Most importantly, discussions of multiculturalism illustrate a concern with boundaries within and between communities and nations, and their potential permeability and changeability. Heather Milne and W.H. New have both written about borders in Canadian Literature.

An important, widely publicized, and yet cautionary example of the challenges surrounding concerns with communities, borders, state power, and multiculturalism within Canada is the Oka Crisis of 1990. In that land dispute, prompted by the proposed development of a sacred grove and burial site into a golf course by the town of Oka, the Mohawk community of Kanesatake barricaded access to the site, which prompted a forceful response from the Quebec provincial police. The conflict expanded regionally, and escalated over the next 78 days to include the presence of the RCMP and the Canadian Army.

While we can’t recount the complex history of that time here, what is relevant to this discussion is how the government responds to crises like these, and what it says about the policy of multiculturalism when it comes to the distinct needs of specific groups. In her editorial to the Canadian Literature special issue First Nations Writing, Margery Fee notes that,

Like Oka, any incident to do with Aboriginal peoples that sparks conflict between what were once called the two founding races, the French and the English, is read not for what it might say about the aspirations, desires, or political demands of the Aboriginal people involved, but for what it says about relations between the two solitudes. Attention is paid, but for the wrong reasons, and in the end, the Aboriginal protagonists go to jail, or worse, and the mainstream media forgets the whole subject. Did we ever find out what happened to that golf course? (5)

Patriotic Literature?

In 1864, critic Edward Hartley Dewart wrote that

the idea, very widely entertained, [is] that, because we can procure sufficient quantities of mental aliment from other lands it is superfluous to make any attempt to build up a literature of our own. A national literature is an essential record of a country’s mental progress: it is the expression of its intellectual life, the bond of national unity, and the guide of national energy. It may be fairly questioned, whether the whole range of history presents the spectacle of a people firmly united politically, without the subtle but powerful cement of a patriotic literature. On the other hand, it is easy to show, that, in the older countries of the world, the names of distinguished poets, enshrined in the national heart, are the watchwords on national union; and it has become a part of the patriotism of the people to honor and love their memory. (ix)

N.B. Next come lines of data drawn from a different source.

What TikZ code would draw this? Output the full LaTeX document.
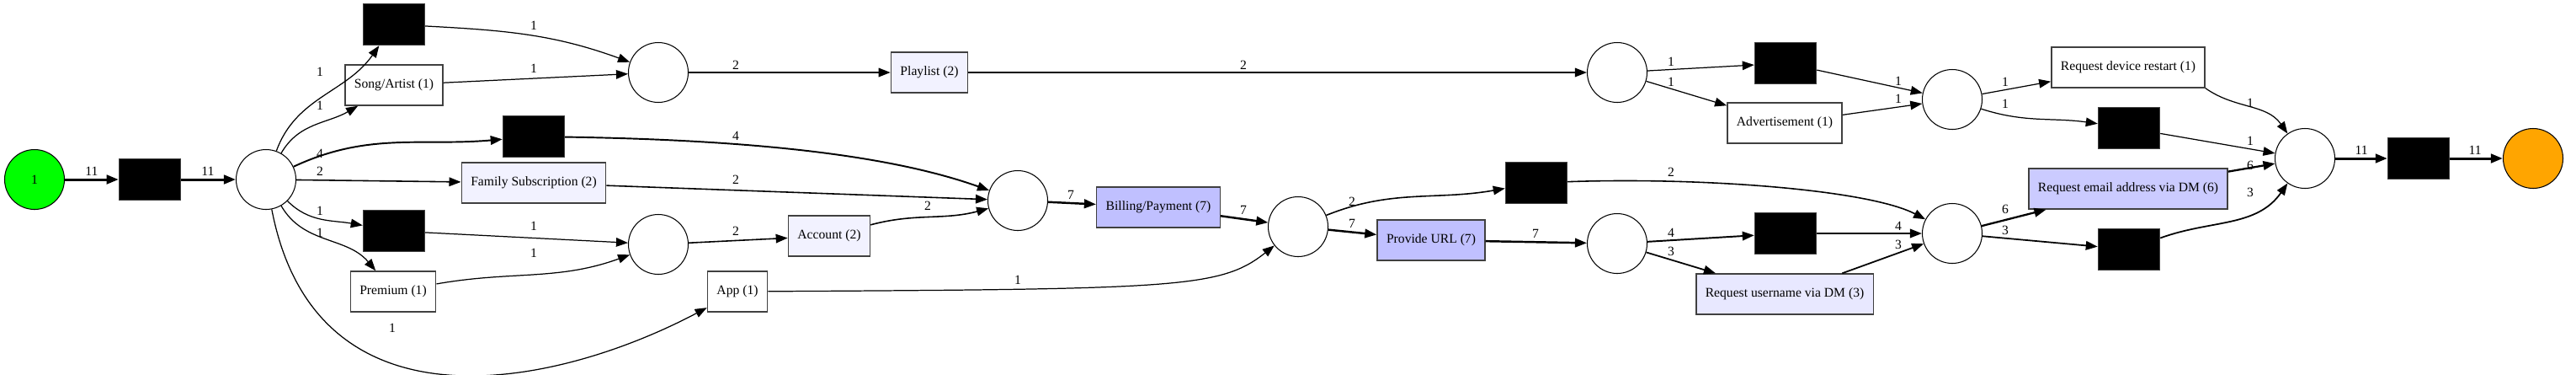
\documentclass[tikz,border=0pt]{standalone}
\usepackage{fontspec}
\setmainfont{Liberation Serif}
\usetikzlibrary{arrows.meta}

\definecolor{actlight}{HTML}{F2F2FF}
\definecolor{actpale}{HTML}{E8E8FF}
\definecolor{actmid}{HTML}{CBCBFF}
\definecolor{actdark}{HTML}{C0C0FF}
\definecolor{startgreen}{HTML}{00FF00}
\definecolor{endorange}{HTML}{FFA500}

\tikzset{
	place/.style={circle, draw, line width=0.3pt, minimum size=0.71cm, inner sep=0pt, font=\fontsize{4.45}{5}\selectfont},
	silent/.style={rectangle, draw=black!75, fill=black, minimum width=0.73cm, minimum height=0.49cm, inner sep=0pt},
	activity/.style={rectangle, draw=black!75, line width=0.42pt, minimum height=0.48cm, inner xsep=0.11cm, inner ysep=0pt, font=\fontsize{4.45}{5}\selectfont},
	flow/.style={-{Triangle[length=4pt,width=3pt]}, line width=#1},
	flow/.default=0.35pt,
	wt/.style={inner sep=0pt, font=\fontsize{4.45}{5}\selectfont}
}

\begin{document}
\begin{tikzpicture}
	\useasboundingbox (0,0) rectangle (30.6,-4.44);

	\node[place, fill=startgreen] (src) at (0.41,-2.13) {1};
	\node[silent] (t0) at (1.78,-2.13) {};
	\node[place] (p1) at (3.16,-2.13) {};
	\node[silent] (ta) at (4.68,-0.29) {};
	\node[activity] (song) at (4.68,-1.01) {Song/Artist (1)};
	\node[silent] (tb) at (6.34,-1.62) {};
	\node[activity, fill=actlight] (fam) at (6.34,-2.17) {Family Subscription (2)};
	\node[silent] (tc) at (4.68,-2.74) {};
	\node[activity] (prem) at (4.67,-3.46) {Premium (1)};
	\node[place] (p2) at (7.82,-0.86) {};
	\node[place] (p3) at (7.82,-2.90) {};
	\node[activity] (app) at (8.76,-3.46) {App (1)};
	\node[activity, fill=actlight] (play) at (11.04,-0.86) {Playlist (2)};
	\node[activity, fill=actlight] (acc) at (9.85,-2.80) {Account (2)};
	\node[place] (p4) at (12.09,-2.38) {};
	\node[activity, fill=actdark] (bill) at (13.76,-2.46) {Billing/Payment (7)};
	\node[place] (p5) at (15.42,-2.69) {};
	\node[place] (p6) at (19.21,-0.86) {};
	\node[silent] (td) at (21.21,-0.75) {};
	\node[activity] (adv) at (21.20,-1.46) {Advertisement (1)};
	\node[silent] (te) at (18.25,-2.17) {};
	\node[activity, fill=actdark] (url) at (17.00,-2.85) {Provide URL (7)};
	\node[place] (p7) at (19.21,-2.89) {};
	\node[silent] (tf) at (21.21,-2.77) {};
	\node[activity, fill=actpale] (user) at (21.20,-3.49) {Request username via DM (3)};
	\node[place] (p9) at (23.19,-1.18) {};
	\node[place] (p8) at (23.19,-2.77) {};
	\node[activity] (restart) at (25.28,-0.80) {Request device restart (1)};
	\node[silent] (tg) at (25.29,-1.52) {};
	\node[activity, fill=actmid] (email) at (25.28,-2.24) {Request email address via DM (6)};
	\node[silent] (th) at (25.29,-2.96) {};
	\node[place] (p10) at (27.38,-1.88) {};
	\node[silent] (tend) at (28.73,-1.88) {};
	\node[place, fill=endorange] (sink) at (30.09,-1.88) {};

	\draw[flow=0.85pt] (src) -- (t0);
	\draw[flow=0.85pt] (t0) -- (p1);
	\draw[flow] (p1) to[out=70, in=235] (ta);
	\draw[flow] (ta) to[out=-3, in=160] (p2);
	\draw[flow] (p1) to[out=60, in=210] (song);
	\draw[flow] (song) -- (p2);
	\draw[flow=0.55pt] (p1) to[out=25, in=185] (tb);
	\draw[flow=0.55pt] (tb) .. controls (9.0,-1.66) and (10.6,-1.85) .. (p4);
	\draw[flow=0.45pt] (p1) -- (fam);
	\draw[flow=0.45pt] (fam) -- (p4);
	\draw[flow] (p1) to[out=-45, in=170] (tc);
	\draw[flow] (tc) -- (p3);
	\draw[flow] (p1) to[out=-60, in=130] (prem);
	\draw[flow] (prem) to[out=10, in=200] (p3);
	\draw[flow] (p1) .. controls (3.75,-5.2) and (6.6,-4.6) .. (app);
	\draw[flow] (app) .. controls (14.0,-3.43) and (14.5,-3.42) .. (p5);
	\draw[flow=0.45pt] (p2) -- (play);
	\draw[flow=0.45pt] (play) -- (p6);
	\draw[flow=0.45pt] (p3) -- (acc);
	\draw[flow=0.45pt] (acc) to[out=15, in=195] (p4);
	\draw[flow=0.7pt] (p4) -- (bill);
	\draw[flow=0.7pt] (bill) -- (p5);
	\draw[flow=0.45pt] (p5) to[out=22, in=190] (te);
	\draw[flow=0.45pt] (te) .. controls (20.2,-2.1) and (22.2,-2.25) .. (p8);
	\draw[flow=0.7pt] (p5) -- (url);
	\draw[flow=0.7pt] (url) -- (p7);
	\draw[flow] (p6) -- (td);
	\draw[flow] (p6) -- (adv);
	\draw[flow] (td) -- (p9);
	\draw[flow] (adv) -- (p9);
	\draw[flow=0.55pt] (p7) -- (tf);
	\draw[flow=0.5pt] (p7) -- (user);
	\draw[flow=0.55pt] (tf) -- (p8);
	\draw[flow=0.5pt] (user) -- (p8);
	\draw[flow] (p9) -- (restart);
	\draw[flow] (p9) to[out=-18, in=172] (tg);
	\draw[flow] (restart.south east) to[out=-35, in=125] (p10);
	\draw[flow] (tg) -- (p10);
	\draw[flow=0.65pt] (p8) -- (email);
	\draw[flow=0.5pt] (p8) -- (th);
	\draw[flow=0.65pt] (email) -- (p10);
	\draw[flow=0.5pt] (th) to[out=20, in=235] (p10);
	\draw[flow=0.85pt] (p10) -- (tend);
	\draw[flow=0.85pt] (tend) -- (sink);

	\node[wt] (w1) at (1.09,-2.03) {11};
	\node[wt] (w2) at (2.47,-2.03) {11};
	\node[wt] (w3) at (3.80,-0.85) {1};
	\node[wt] (w4) at (3.80,-1.25) {1};
	\node[wt] (w5) at (3.80,-1.82) {4};
	\node[wt] (w6) at (3.80,-2.03) {2};
	\node[wt] (w7) at (3.80,-2.50) {1};
	\node[wt] (w8) at (3.80,-2.76) {1};
	\node[wt] (w9) at (4.66,-3.89) {1};
	\node[wt] (w10) at (6.34,-0.30) {1};
	\node[wt] (w11) at (6.34,-0.81) {1};
	\node[wt] (w12) at (6.34,-2.68) {1};
	\node[wt] (w13) at (6.34,-3.00) {1};
	\node[wt] (w14) at (8.74,-0.77) {2};
	\node[wt] (w15) at (14.77,-0.77) {2};
	\node[wt] (w16) at (8.74,-1.61) {4};
	\node[wt] (w17) at (8.74,-2.13) {2};
	\node[wt] (w18) at (8.74,-2.74) {2};
	\node[wt] (w19) at (11.02,-2.44) {2};
	\node[wt] (w20) at (12.72,-2.31) {7};
	\node[wt] (w21) at (14.77,-2.49) {7};
	\node[wt] (w22) at (12.09,-3.32) {1};
	\node[wt] (w23) at (16.06,-2.39) {2};
	\node[wt] (w24) at (16.06,-2.65) {7};
	\node[wt] (w25) at (19.85,-2.04) {2};
	\node[wt] (w26) at (18.24,-2.77) {7};
	\node[wt] (w27) at (19.85,-0.73) {1};
	\node[wt] (w28) at (19.85,-0.97) {1};
	\node[wt] (w29) at (22.55,-0.96) {1};
	\node[wt] (w30) at (22.55,-1.17) {1};
	\node[wt] (w31) at (19.85,-2.76) {4};
	\node[wt] (w32) at (19.85,-2.98) {3};
	\node[wt] (w33) at (22.55,-2.68) {4};
	\node[wt] (w34) at (22.55,-2.90) {3};
	\node[wt] (w35) at (23.82,-0.97) {1};
	\node[wt] (w36) at (23.82,-1.23) {1};
	\node[wt] (w37) at (26.73,-1.22) {1};
	\node[wt] (w38) at (26.73,-1.67) {1};
	\node[wt] (w39) at (26.73,-1.96) {6};
	\node[wt] (w40) at (26.73,-2.28) {3};
	\node[wt] (w41) at (23.82,-2.48) {6};
	\node[wt] (w42) at (23.82,-2.73) {3};
	\node[wt] (w43) at (28.05,-1.78) {11};
	\node[wt] (w44) at (29.40,-1.78) {11};
\end{tikzpicture}
\end{document}
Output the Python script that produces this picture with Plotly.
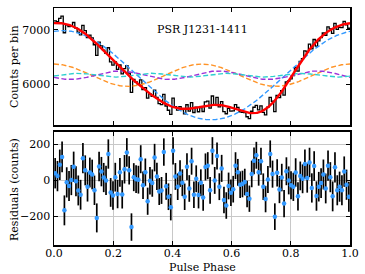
import numpy as np
import plotly.graph_objects as go

# ---- data ----
n_bins = 128
offset = 6165                       # mean level of the profile (counts per bin)
harm_amp = [820, 205, 78, 35]       # Fourier component amplitudes (harmonics 1..4)
harm_peak = [0.03, 0.0, 0.222, 0.08]  # phase of a maximum of each component
harm_color = ["#3399ff", "#ff9326", "#9b30d9", "#2ccfcf"]

residuals = [40, 24, 87, 131, -167, -11, -31, 2, 76, -5,
             -56, -80, 124, 56, -35, 44, 33, -55, -209, 78,
             49, 16, 0, 147, -67, -84, 18, -76, 45, -78,
             62, 156, 56, -260, 18, 7, 4, 118, -27, 45,
             -116, -2, -15, 127, 22, -62, -56, 158, -33, -91,
             -149, 165, 22, -35, 38, -13, -91, 76, -45, 107,
             -80, 9, -82, -13, -95, 75, 82, -55, 165, 0,
             136, -35, 67, -109, -140, -31, -69, -49, 82, 45,
             -24, -20, -9, -76, -102, 36, 109, 140, 45, 107,
             -35, -104, 5, 147, 35, -202, 42, -51, 16, -129,
             51, 0, -27, -36, 44, -89, 25, 9, 91, 13,
             100, -42, 80, -87, -35, -15, 33, -45, 82, 18,
             -89, 73, -55, -35, -55, 49, -24, -91]

title_text = "PSR J1231-1411"
x_ticks = [0.0, 0.2, 0.4, 0.6, 0.8, 1.0]
top_y_ticks = [6000, 7000]
bot_y_ticks = [-200, 0, 200]

# ---- derived ----
def component(k, ph):
    return harm_amp[k] * np.cos(2 * np.pi * (k + 1) * (np.asarray(ph) - harm_peak[k]))

def model(ph):
    return offset + sum(component(k, ph) for k in range(len(harm_amp)))

edges = np.linspace(0, 1, n_bins + 1)
centers = 0.5 * (edges[:-1] + edges[1:])
res = np.array(residuals, dtype=float)
counts = model(centers) + res
errs = np.sqrt(counts)
phase_fine = np.linspace(0, 1, 600)

FONT = "DejaVu Serif"
fig = go.Figure()

# histogram (step)
fig.add_trace(go.Scatter(
    x=np.append(edges[:-1], edges[-1]), y=np.append(counts, counts[-1]),
    mode="lines", line=dict(color="black", width=1.3, shape="hv"),
    xaxis="x", yaxis="y", showlegend=False, hoverinfo="skip"))

for k in range(len(harm_amp)):
    fig.add_trace(go.Scatter(
        x=phase_fine, y=offset + component(k, phase_fine), mode="lines",
        line=dict(color=harm_color[k], width=1.4, dash="5px,2.5px"),
        xaxis="x", yaxis="y", showlegend=False, hoverinfo="skip"))

fig.add_trace(go.Scatter(
    x=phase_fine, y=model(phase_fine), mode="lines",
    line=dict(color="#ff0000", width=2.4),
    xaxis="x", yaxis="y", showlegend=False, hoverinfo="skip"))

# residuals
fig.add_trace(go.Scatter(
    x=centers, y=res, mode="markers",
    marker=dict(color="#3399ff", size=4.5),
    error_y=dict(type="data", array=errs, color="black", thickness=1.7, width=0),
    xaxis="x2", yaxis="y2", showlegend=False, hoverinfo="skip"))

axis_common = dict(
    showline=True, linecolor="black", linewidth=1.5, mirror="ticks",
    ticks="inside", ticklen=4, tickwidth=1, tickcolor="black",
    tickfont=dict(family=FONT, size=11, color="black"),
    zeroline=False)

fig.update_layout(
    width=365, height=274,
    margin=dict(l=54, r=11, t=6, b=29),
    paper_bgcolor="white", plot_bgcolor="white",
    hovermode=False,
    xaxis=dict(domain=[0, 1], anchor="y", range=[0, 1], tickvals=x_ticks,
               showticklabels=False, showgrid=False, **axis_common),
    yaxis=dict(domain=[(245 - 124) / 239, 1], anchor="x", range=[5250, 7400],
               tickvals=top_y_ticks, showgrid=False, **axis_common),
    xaxis2=dict(domain=[0, 1], anchor="y2", range=[0, 1], tickvals=x_ticks,
                tickformat=".1f", showgrid=True, gridcolor="#c8c8c8", gridwidth=1,
                ticklabelstandoff=-3, **axis_common),
    yaxis2=dict(domain=[0, (245 - 131) / 239], anchor="x2", range=[-360, 270],
                tickvals=bot_y_ticks, showgrid=True, gridcolor="#c8c8c8", gridwidth=1,
                **axis_common),
    annotations=[
        dict(text=title_text, xref="x", yref="y", x=0.5, y=7000 + (27.7 - 27) / 55 * 1000,
             showarrow=False, font=dict(family=FONT, size=11, color="black"),
             xanchor="center", yanchor="middle"),
        dict(text="Counts per bin", xref="paper", yref="paper", x=(14 - 54) / 300,
             y=(245 - 65) / 239, textangle=-90, showarrow=False,
             font=dict(family=FONT, size=11, color="black"),
             xanchor="center", yanchor="middle"),
        dict(text="Residuals (counts)", xref="paper", yref="paper", x=(14 - 54) / 300,
             y=(245 - 189) / 239, textangle=-90, showarrow=False,
             font=dict(family=FONT, size=11, color="black"),
             xanchor="center", yanchor="middle"),
        dict(text="Pulse Phase", xref="paper", yref="paper", x=0.5,
             y=(245 - 268) / 239, showarrow=False,
             font=dict(family=FONT, size=11, color="black"),
             xanchor="center", yanchor="middle"),
    ],
)

fig.write_html("out.html", config={"displayModeBar": False, "staticPlot": True},
               post_script="document.body.style.margin='0';document.body.style.padding='0';")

In light of the previous discussion of debates around multiculturalism, one might ask, what a patriotic literature and the bond of national unity looks like now, and who decides which authors become distinguished?

Works Cited

  • Coleman, Daniel. Writing Dislocation: Transculturalism, Gender, Immigrant Families: Conversation with Ven Begamudré. Canadian Literature 149 (1996): 36–51. Print. (PDF)
  • Dewart, Edward Hartley. Introductory Essay. Selections from Canadian Poets with Occasional Critical and Biographical Notes and an Introductory Essay on Canadian Poetry. Montreal: Lovell, 1864. ix–xix. Print.
  • Fee, Margery. Reading Aboriginal Lives. Editorial. Canadian Literature 167 (2000): 5–7. Print.
  • Milne, Heather. Something Fishy at Boundary Bay: Frances Herring and the Literary Construction of British Columbia. Canadian Literature 188 (2006): 104–19. Print. (PDF)
  • New, W. H. On the Border. Editorial. Canadian Literature 144 (1995): 4–7. Print. (PDF)
  • Begamudré, Ven. Greetings from Bangalore, Saskatchewan. Canadian Literature 132 (1992): 6–14. Print. (PDF)
  • Bissoondath, Neil. Selling Illusions: The Cult of Multiculturalism in Canada. Toronto: Penguin, 1994. Print.
  • Wah, Fred. Faking It: Poetics and Hybridity, Critical Writing, 1984-1999. Edmonton: NeWest, 2000. Print.
  • Miki, Roy. Broken Entries: Race, Subjectivity, Writing. Toronto: Mercury, 1998. Print.